A humanitarian emergency is reshaping how money moves
As displacement rises across Lebanon, digital wallets and person-to-person fintech transfers are becoming a central channel for emergency support. The shift is not simply a technology story. It reflects a broader collapse in confidence in traditional institutions at the same time humanitarian need is surging.
According to the reported figures, more than 1 million people have been displaced since March as Israeli attacks on Beirut and the occupation of southern Lebanon intensified. Families are sheltering with relatives, renting where they can, or sleeping in cars and improvised public spaces. More than 130,000 people have also crossed into Syria, many requiring food, cash assistance, and shelter.
In that setting, speed matters as much as quantity. Support from abroad is still flowing, but it is increasingly routed through digital platforms and trusted individuals rather than conventional aid pipelines. The practical result is a system that can move money quickly to local networks able to buy essential goods or distribute funds directly.
From remittances to emergency infrastructure
Lebanon has long depended on money sent from abroad. The United Nations Development Programme estimated in 2023 that remittances into the country ran at roughly $6 billion to $7 billion annually, equivalent to about a third of gross domestic product. In ordinary times that is already economically significant. In crisis, it becomes foundational.
What is changing now is not just the scale of dependence, but the mechanism. The report notes that remittance costs in Lebanon averaged 11 percent, above the global average. High fees and institutional distrust create strong incentives to move support through faster, more direct digital channels.
That helps explain why fintech platforms are being used not merely as payment tools, but as improvised humanitarian infrastructure. Rather than waiting for money to pass through larger organizations, donors in the diaspora can send funds directly to people they know or to local organizers with visible distribution efforts.
The article describes this process as increasingly real-time and peer-to-peer. In practical terms, that means less friction between donor intent and local action. In a crisis defined by displacement, interrupted services, and urgent daily expenses, that speed can be decisive.
Trust is becoming the core currency
The most striking element in the reporting is not the software itself. It is the trust architecture built around it. Social media feeds, personal contacts, and grassroots organizers are functioning as the reputational layer that tells donors where to send help and how to verify that it is being used responsibly.
One campaign led by Lebanese lawyer Jad Essayli reportedly raised $65,125 in 10 days through social media and digital transfers alone. The story also identifies Whish Money as one of the platforms fundraisers say has been especially impactful, while PayPal, Zelle, and Venmo are also being used.
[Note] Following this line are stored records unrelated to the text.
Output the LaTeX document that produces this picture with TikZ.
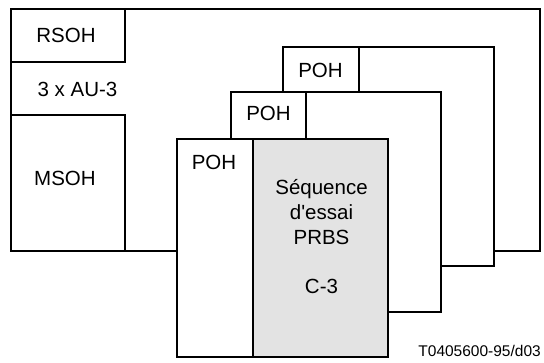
\documentclass[tikz,border=0pt]{standalone}
\usepackage{fontspec}
\setmainfont{Liberation Sans}
\definecolor{greyfill}{HTML}{E3E3E3}
\begin{document}
\begin{tikzpicture}[x=1pt,y=-1pt,
  box/.style={draw=black,line width=1.8pt,inner sep=0pt,outer sep=0pt,anchor=north west},
  lbl/.style={inner sep=0pt,anchor=base,font=\fontsize{20.5}{25}\selectfont},
  small/.style={inner sep=0pt,anchor=base east,font=\fontsize{15.5}{18}\selectfont}]
\useasboundingbox (0,0) rectangle (544,363);
% outer frame with RSOH and MSOH
\node[box,minimum width=529pt,minimum height=242pt] (outer) at (11,9) {};
\node[box,minimum width=114pt,minimum height=53pt] (rsoh) at (11,9) {};
\node[box,minimum width=114pt,minimum height=136pt] (msoh) at (11,115) {};
% back frame
\node[box,fill=white,minimum width=211pt,minimum height=219pt] (back) at (283,47) {};
\node[box,minimum width=76pt,minimum height=45pt] (backpoh) at (283,47) {};
% middle frame
\node[box,fill=white,minimum width=210pt,minimum height=220pt] (mid) at (231,92) {};
\node[box,minimum width=75pt,minimum height=47pt] (midpoh) at (231,92) {};
% front frame
\node[box,fill=white,minimum width=211pt,minimum height=218pt] (front) at (177,139) {};
\node[box,fill=greyfill,minimum width=135pt,minimum height=218pt] (payload) at (253,139) {};
% labels
\node[lbl] (trsoh) at (66,43) {RSOH};
\node[lbl] (tau) at (77.5,97) {3 x AU-3};
\node[lbl] (tmsoh) at (65,186) {MSOH};
\node[lbl] (tbpoh) at (320.5,78) {POH};
\node[lbl] (tmpoh) at (268.5,121) {POH};
\node[lbl] (tfpoh) at (214,170) {POH};
\node[lbl] (t1) at (321.5,195) {Séquence};
\node[lbl] (t2) at (321.5,219.5) {d\textquotesingle essai};
\node[lbl] (t3) at (321.5,245) {PRBS};
\node[lbl] (t4) at (321.5,294) {C-3};
\node[small] (code) at (541,357) {T0405600-95/d03};
\end{tikzpicture}
\end{document}
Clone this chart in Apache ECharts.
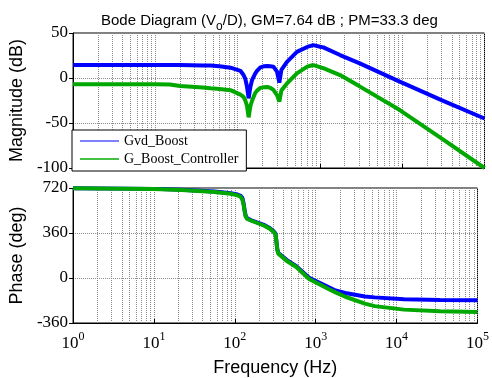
<!DOCTYPE html>
<html>
<head>
<meta charset="utf-8">
<script src="https://cdn.jsdelivr.net/npm/echarts@6/dist/echarts.min.js"></script>
<style>
  html, body { margin: 0; padding: 0; background: #fff; }
  #chart { width: 492px; height: 378px; }
</style>
</head>
<body>
<div id="chart"></div>
<script>
// frequency points (Hz) for the magnitude traces
const magFreq = [1, 10, 15, 20, 38, 47, 60, 82, 108, 118, 124, 130, 136, 143, 150, 164, 172, 189, 207, 230,
  250, 272, 301, 321, 340, 346, 398, 525, 700, 830, 1005, 1100, 1757, 3000, 9340, 30000, 100000];
const magBoost = [14.5, 14.5, 14.5, 14.4, 14, 13.8, 13, 11.5, 8, 3.3, -1, -9.7, -22.6, -9.7, -2, 5.2, 8, 11.9, 13, 13.3,
  13, 12.6, 7, -5.2, 8.9, 11, 18, 29, 34.5, 36.5, 34.8, 34, 25.5, 16.5, -4, -24.5, -45];
const magController = [-7, -7, -7.2, -9, -10.5, -11.4, -12.2, -13.5, -18.5, -21, -25, -31, -43.7, -31, -25, -16.5, -14, -11, -10.4, -10,
  -11, -13.3, -19, -26.3, -14, -12, -6, 5.2, 12.6, 14.4, 12, 11, 3.3, -9, -35.6, -67, -100];

// frequency points (Hz) for the phase traces
const phaseFreq = [1, 10, 22, 56, 89, 108, 118, 124, 128, 132, 136, 142, 160, 228, 270, 300, 318, 326, 335, 345,
  361, 436, 576, 828, 1457, 1757, 2321, 4053, 5358, 12360, 34360, 100000];
const phaseBoost = [718, 713, 706, 692, 679, 668, 658, 640, 600, 545, 498, 478, 462, 425, 400, 375, 355, 300, 230, 200,
  185, 145, 95, 2, -75, -100, -120, -148, -155, -170, -176, -178];
const phaseController = [718, 712, 704, 688, 674, 661, 650, 625, 590, 535, 492, 472, 458, 420, 395, 370, 350, 295, 225, 195,
  180, 138, 88, -8, -90, -115, -150, -205, -225, -253, -266, -272];

const magTicks = { min: -100, max: 50, step: 50 };
const phaseTicks = { min: -360, max: 720, step: 360 };
// log grid lines between the decades
const gridFreq = [2, 3, 4, 5, 6, 7, 8, 9, 20, 30, 40, 50, 60, 70, 80, 90,
  200, 300, 400, 500, 600, 700, 800, 900, 2000, 3000, 4000, 5000, 6000, 7000, 8000, 9000,
  20000, 30000, 40000, 50000, 60000, 70000, 80000, 90000];

const BLUE = '#0000ff';
const GREEN = '#00a800';
const SERIF = 'Liberation Serif';
const SANS = 'Liberation Sans';

const zip = (xs, ys) => xs.map((x, i) => [x, ys[i]]);

const chart = echarts.init(document.getElementById('chart'));

const gridStyle = { color: '#8a8a8a', type: [1, 1], width: 1 };

const makeX = (gridIndex, withLabels) => ({
  type: 'log',
  logBase: 10,
  gridIndex,
  min: 1,
  max: 100000,
  splitNumber: 5,
  name: withLabels ? 'Frequency (Hz)' : '',
  nameLocation: 'middle',
  nameGap: 36,
  nameTextStyle: { fontFamily: SANS, fontSize: 18, color: '#000' },
  axisLine: { onZero: false, lineStyle: { color: '#000', width: 1 } },
  axisTick: { inside: true, length: 4, lineStyle: { color: '#000' } },
  axisLabel: {
    show: withLabels,
    margin: 8,
    showMinLabel: true,
    showMaxLabel: true,
    alignMinLabel: 'center',
    alignMaxLabel: 'center',
    formatter: v => '{b|10}{e|' + Math.round(Math.log10(v)) + '}',
    rich: {
      b: { fontFamily: SERIF, fontSize: 17, color: '#000' },
      e: { fontFamily: SERIF, fontSize: 12, color: '#000', padding: [0, 0, 14, 0] },
    },
  },
  splitLine: { show: true, lineStyle: gridStyle },
});

const makeY = (gridIndex, name, ticks) => ({
  type: 'value',
  gridIndex,
  min: ticks.min,
  max: ticks.max,
  interval: ticks.step,
  name,
  nameLocation: 'middle',
  nameGap: 37,
  nameTextStyle: { fontFamily: SANS, fontSize: 18, color: '#000' },
  axisLine: { show: true, onZero: false, lineStyle: { color: '#000', width: 1 } },
  axisTick: { show: true, inside: false, length: 4, lineStyle: { color: '#000' } },
  axisLabel: { fontFamily: SERIF, fontSize: 17, color: '#000', margin: 5 },
  splitLine: { show: true, lineStyle: gridStyle },
});

const gridSeries = (idx) => ({
  type: 'line',
  xAxisIndex: idx,
  yAxisIndex: idx,
  data: [],
  silent: true,
  markLine: {
    silent: true,
    z: 1,
    animation: false,
    symbol: ['none', 'none'],
    label: { show: false },
    lineStyle: gridStyle,
    data: gridFreq.map(f => ({ xAxis: f })),
  },
});

const curve = (name, idx, data, color) => ({
  name,
  type: 'line',
  xAxisIndex: idx,
  yAxisIndex: idx,
  data,
  showSymbol: false,
  symbol: 'none',
  smooth: false,
  z: 3,
  lineStyle: { color, width: 4 },
  itemStyle: { color },
});

chart.setOption({
  animation: false,
  backgroundColor: '#fff',
  title: {
    text: 'Bode Diagram (V{o|o}/D), GM=7.64 dB ; PM=33.3 deg',
    left: 96,
    top: 3,
    textStyle: {
      fontFamily: SANS,
      fontSize: 15,
      fontWeight: 'normal',
      color: '#000',
      rich: { o: { fontFamily: SANS, fontSize: 12, color: '#000', padding: [13, 0, 0, 0] } },
    },
  },
  legend: {
    orient: 'vertical',
    left: 72,
    top: 130,
    padding: [3, 8, 4, 8],
    itemGap: 2,
    itemWidth: 39,
    itemHeight: 2,
    itemTextGap: 5,
    icon: 'rect',
    selectedMode: false,
    backgroundColor: '#fff',
    borderColor: '#000',
    borderWidth: 1,
    borderRadius: 0,
    textStyle: { fontFamily: SERIF, fontSize: 14, color: '#000', lineHeight: 16 },
    data: [
      { name: 'Gvd_Boost', itemStyle: { color: '#7f7fff' } },
      { name: 'G_Boost_Controller', itemStyle: { color: '#44c044' } },
    ],
  },
  grid: [
    { left: 72, right: 7.5, top: 33, height: 135, show: true, borderColor: '#000', borderWidth: 1, backgroundColor: 'transparent' },
    { left: 72, right: 7.5, top: 188, height: 136, show: true, borderColor: '#000', borderWidth: 1, backgroundColor: 'transparent' },
  ],
  xAxis: [makeX(0, false), makeX(1, true)],
  yAxis: [makeY(0, 'Magnitude (dB)', magTicks), makeY(1, 'Phase (deg)', phaseTicks)],
  series: [
    gridSeries(0),
    gridSeries(1),
    curve('Gvd_Boost', 0, zip(magFreq, magBoost), BLUE),
    curve('G_Boost_Controller', 0, zip(magFreq, magController), GREEN),
    curve('Gvd_Boost', 1, zip(phaseFreq, phaseBoost), BLUE),
    curve('G_Boost_Controller', 1, zip(phaseFreq, phaseController), GREEN),
  ],
});
</script>
</body>
</html>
That pattern marks a notable transition. A service originally designed for consumer convenience can become part of an emergency support network when institutional channels are too slow, too costly, or too weakly trusted. The donation economy then starts to resemble a decentralized logistics system built on digital identity, local credibility, and shared urgency.
The limits of informal efficiency
The rise of digital wallets does not eliminate the structural problems behind the crisis. It works around them. That distinction is important. Informal or semi-formal support networks can be remarkably responsive, but they also depend on fragmented information, uneven access, and the capacity of individuals who may themselves be under severe strain.
There is also no real-time dataset that isolates war-linked donations specifically, according to the report. Remittances are the closest available proxy, but they do not capture the full shape of this emergency economy. That means observers can describe the shift with growing confidence while still lacking a complete statistical picture of how much aid is moving, to whom, and through which routes.
Even so, the trend is clear enough to matter. Money is not just entering Lebanon through official or legacy channels. It is being routed through digital systems that favor immediacy, direct relationships, and local discretion.
A signal for crisis response beyond Lebanon
Lebanon’s experience may prove instructive well beyond this conflict. In fragile states or fast-moving emergencies, the most effective payment rail may not be the one built for formal humanitarian operations. It may be the one already embedded in daily life, trusted by communities, and flexible enough to move cash instantly.
That does not make digital wallets a substitute for durable institutions. It does suggest, however, that crisis response is entering a more hybrid phase. State systems, aid organizations, diaspora networks, and consumer fintech platforms are increasingly overlapping in the same relief ecosystem.
In Lebanon, that overlap is no longer theoretical. It is already helping determine how displaced families get food, shelter, and basic support. When trust in institutions collapses, the platforms that remain usable can quickly become more than apps. They become the financial lifeline.